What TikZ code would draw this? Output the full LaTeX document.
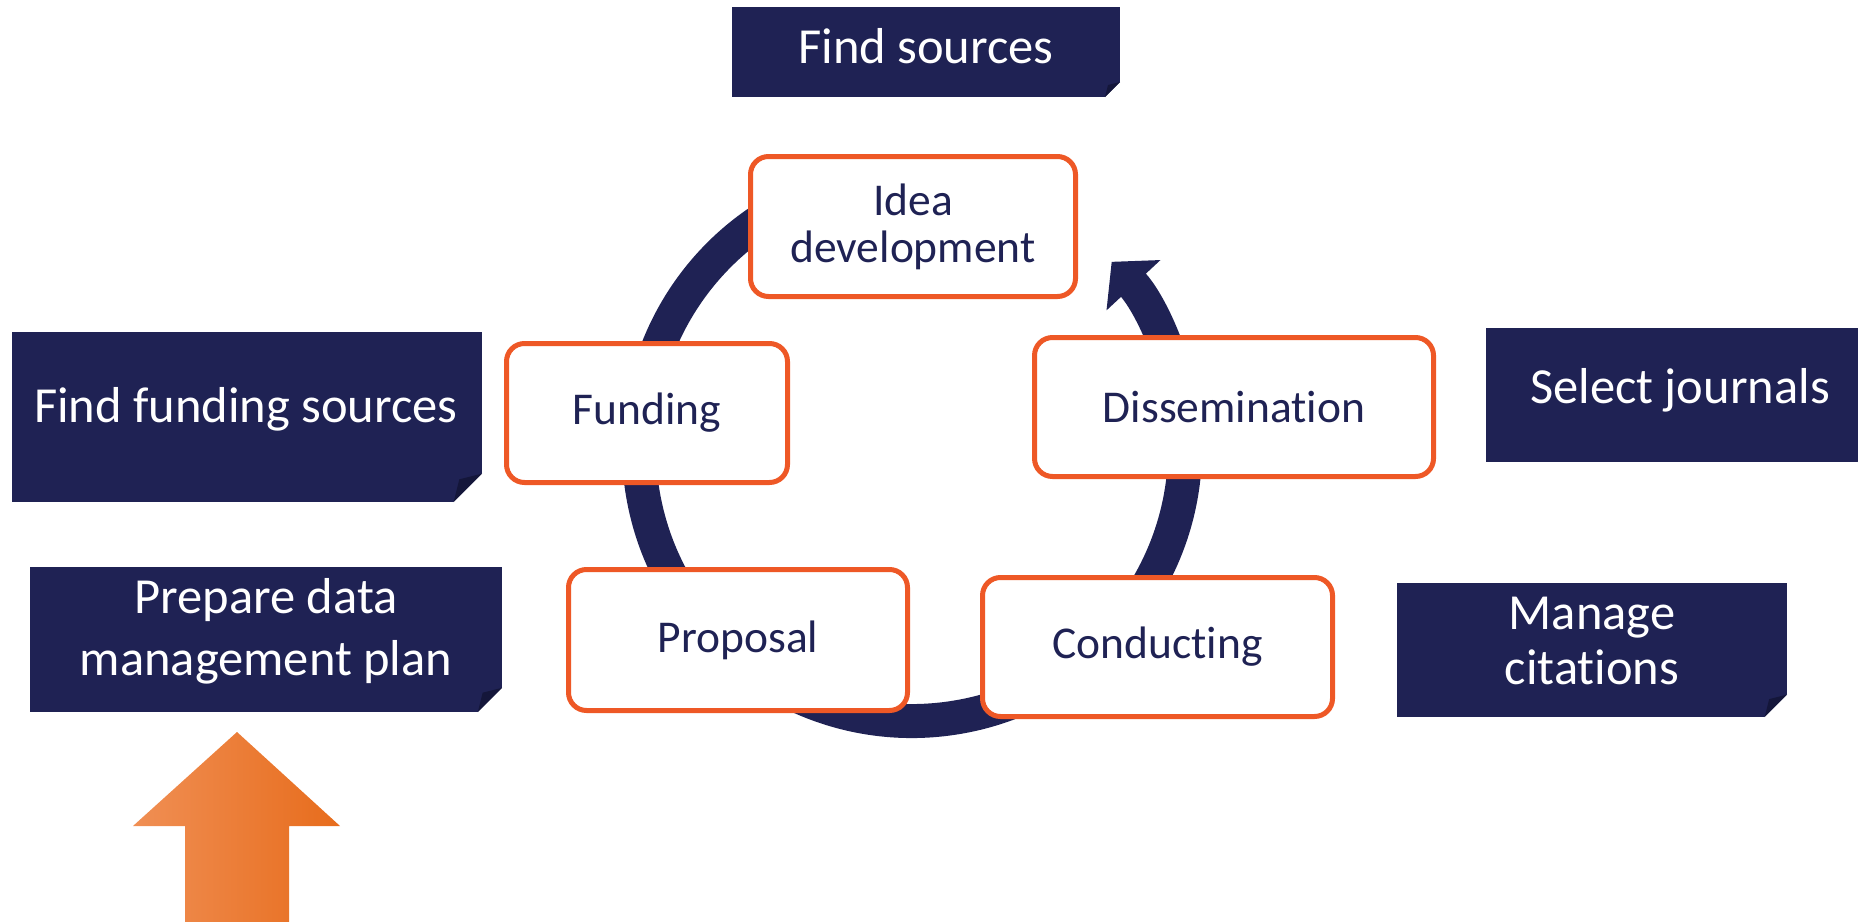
\documentclass[tikz,border=0pt]{standalone}
\usepackage{fontspec}
\setmainfont{Carlito}[Ligatures={CommonOff, ContextualOff}]
\usetikzlibrary{arrows.meta}
\definecolor{navy}{RGB}{31,34,84}
\definecolor{navyfold}{RGB}{20,22,58}
\definecolor{stageorange}{RGB}{238,88,38}
\definecolor{arrowlight}{RGB}{240,143,84}
\definecolor{arrowmid}{RGB}{243,128,40}
\definecolor{arrowdark}{RGB}{231,108,28}
\newcommand{\stagefont}{\fontsize{45.5}{47}\selectfont}
\newcommand{\taskfont}{\fontsize{50.5}{62}\selectfont}

\tikzset{
  stage/.style={draw=stageorange, line width=5pt, rounded corners=18pt, fill=white,
    text=navy, font=\stagefont, align=center, inner sep=0pt},
  task/.style={fill=navy, inner sep=0pt, minimum height=#1, path picture={
      \pgfmathsetmacro{\foldc}{#1/6}
      \pgfmathsetmacro{\foldi}{0.8*#1/6}
      \fill[white] ([yshift=\foldc]path picture bounding box.south east)
        -- (path picture bounding box.south east)
        -- ([xshift=-\foldc]path picture bounding box.south east) -- cycle;
      \fill[navyfold] ([yshift=\foldc]path picture bounding box.south east)
        -- ([xshift=-\foldc]path picture bounding box.south east)
        -- ([xshift=-\foldi, yshift=\foldi]path picture bounding box.south east) -- cycle;
    }},
  tasktext/.style={text=white, font=\taskfont, align=center},
}

\begin{document}
\begin{tikzpicture}[x=1pt, y=1pt]
\useasboundingbox (0,0) rectangle (1858,-921);
\clip (0,0) rectangle (1858,-921);
% research cycle
\draw[navy, line width=34pt, -{Triangle[width=72pt, length=32pt]}]
  (912,-448) ++(100:273) arc[start angle=100, end angle=403, radius=273];
\node[stage, minimum width=325, minimum height=140] (idea) at (913,-226.5) {Idea\\development};
\node[stage, minimum width=281, minimum height=139] (funding) at (647,-413) {Funding};
\node[stage, minimum width=399, minimum height=139] (dissem) at (1234,-407) {Dissemination};
\node[stage, minimum width=339, minimum height=141] (proposal) at (738,-640) {Proposal};
\node[stage, minimum width=350, minimum height=139] (conduct) at (1157.5,-647) {Conducting};
% library tasks
\node[task=90, minimum width=388] (findsrc) at (926,-52) {};
\node[tasktext] (findsrc text) at ([yshift=6]findsrc.center) {Find sources};
\node[task=170, minimum width=470] (fundsrc) at (247,-417) {};
\node[tasktext] (fundsrc text) at ([xshift=-1, yshift=8]fundsrc.center) {Find funding sources};
\node[task=134, minimum width=394] (journ) at (1683,-395) {};
\node[tasktext] (journ text) at ([xshift=-3, yshift=5]journ.center) {Select journals};
\node[task=134, minimum width=390] (cite) at (1592,-650) {};
\node[tasktext, font={\fontsize{50.5}{55}\selectfont}] (cite text) at ([yshift=9]cite.center) {Manage\\citations};
\node[task=145, minimum width=472] (dmp) at (266,-639.5) {};
\node[tasktext] (dmp text) at ([yshift=8]dmp.center) {Prepare data\\management plan};
% start here
\shade[left color=arrowlight, middle color=arrowmid, right color=arrowdark]
  (237,-732) -- (340,-826) -- (289,-826) -- (289,-930) -- (185,-930) -- (185,-826) -- (133,-826) -- cycle;
\end{tikzpicture}
\end{document}
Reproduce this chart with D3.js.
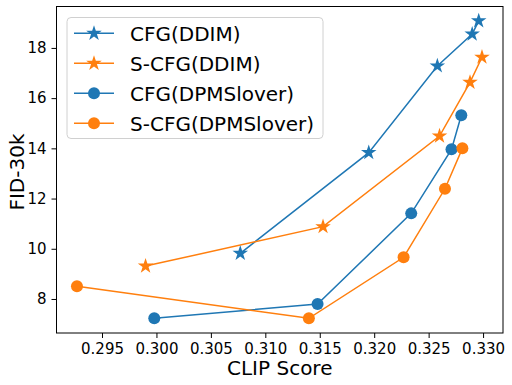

— GOAL —
Copy every line in the records above that contains the word "draw".

— ANSWER TO THE PROBLEM —
What TikZ code would draw this? Output the full LaTeX document.
  stage/.style={draw=stageorange, line width=5pt, rounded corners=18pt, fill=white,
\draw[navy, line width=34pt, -{Triangle[width=72pt, length=32pt]}]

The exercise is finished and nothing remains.